NOVEL SUPERCONDUCTING STATES AND BERRY PHASE EFFECTS INDUCED BY NON-CENTROSYMMETRIC SPIN-ORBIT INTERACTIONS

Abstract
Electrons in a non-centrosymmetric crystal experience effective Zeeman fields in momentum space, known as spin-orbit coupling(SOC) fields. Unlike usual Zeeman fields, these SOC fields pin the spins of electrons with opposite momentum to opposite directions. In this thesis, we present theoretical studies on two types of SOC fields, the Rashba SOC and the Ising SOC, with particular emphasis on their roles in creating novel superconducting states and Berry phase effects.
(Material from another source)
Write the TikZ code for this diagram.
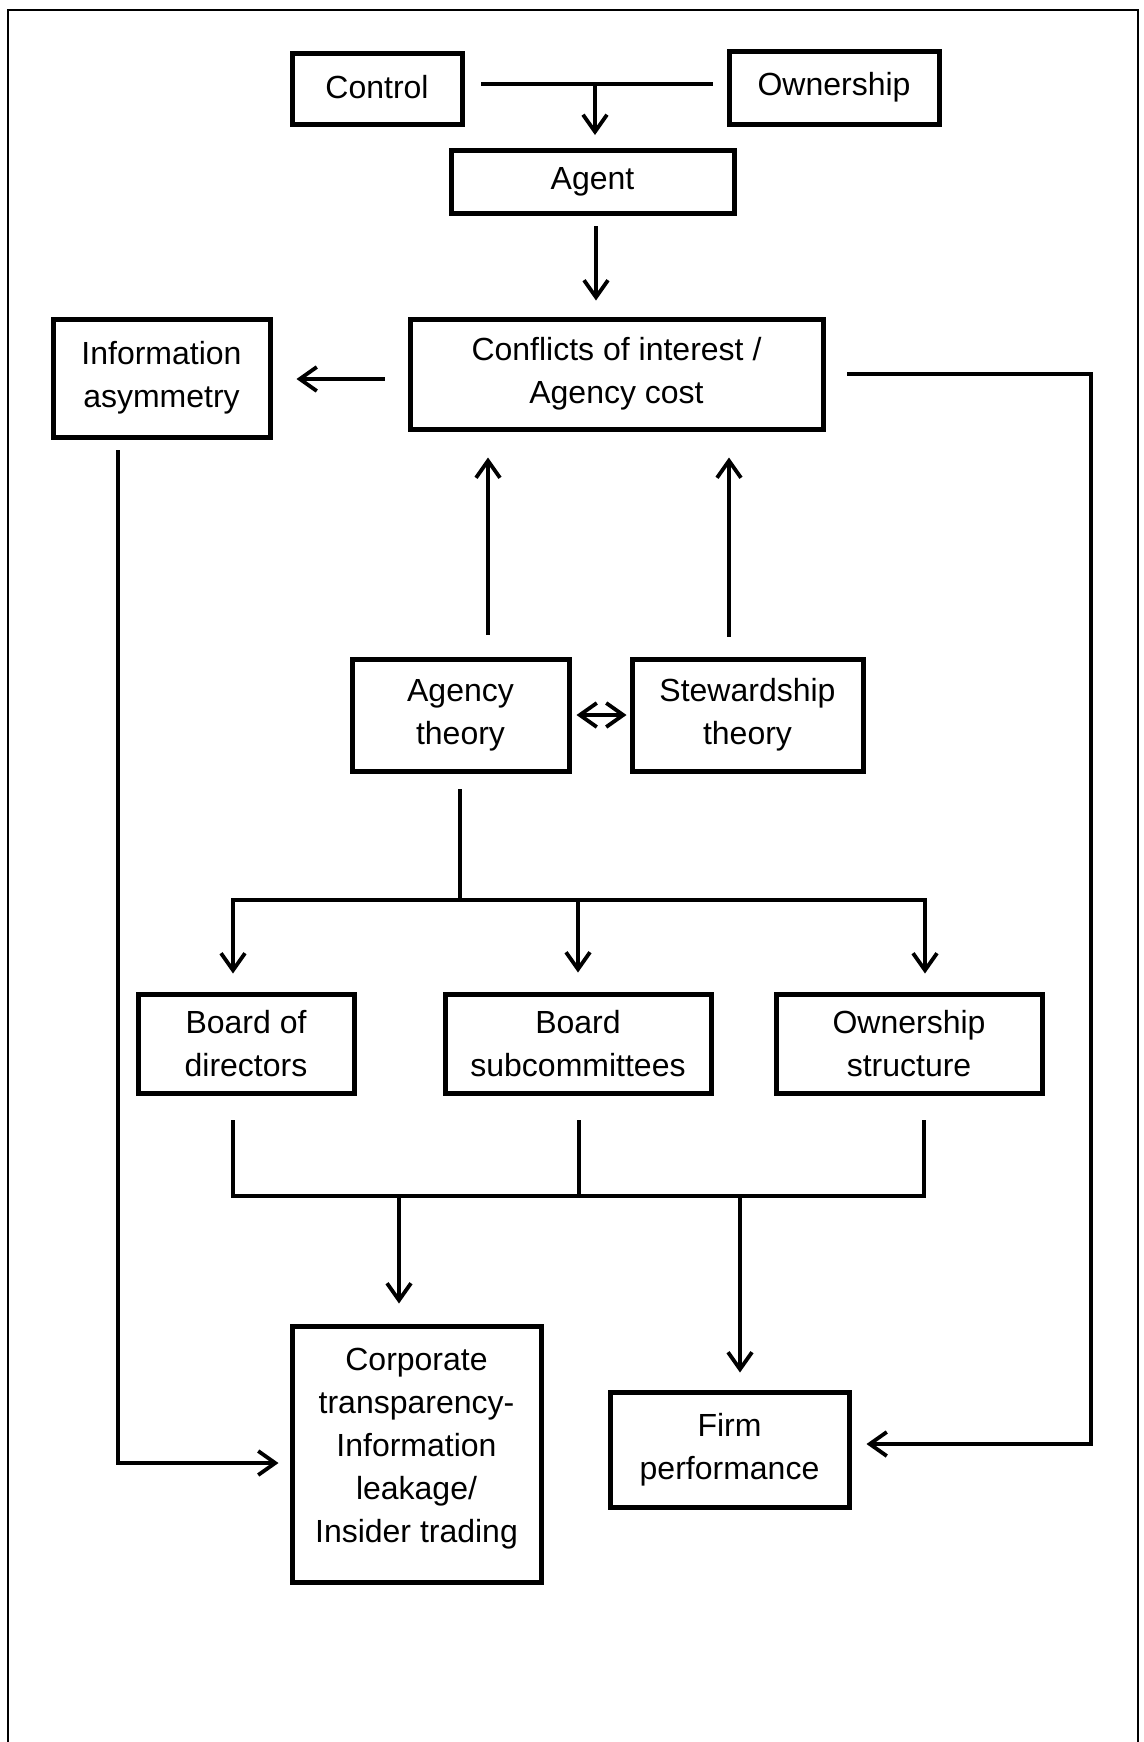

In the first part of the thesis, we show that in superconductors with usual s-wave interactions, Rashba and Ising SOC fields can generate unconventional electron pairing. In particular, we discuss the transport properties of these novel Cooper pairs and explain how they can be used to create Majorana fermions. The second part of the thesis is devoted to the finding of a new type of valley Hall effect, called the spin valley Hall effect, which originates from combined effects of Rashba and Ising SOCs in transitionmetal dichalcogendies(TMDs). Experimental schemes to detect the novel spin valley Hall effects are proposed.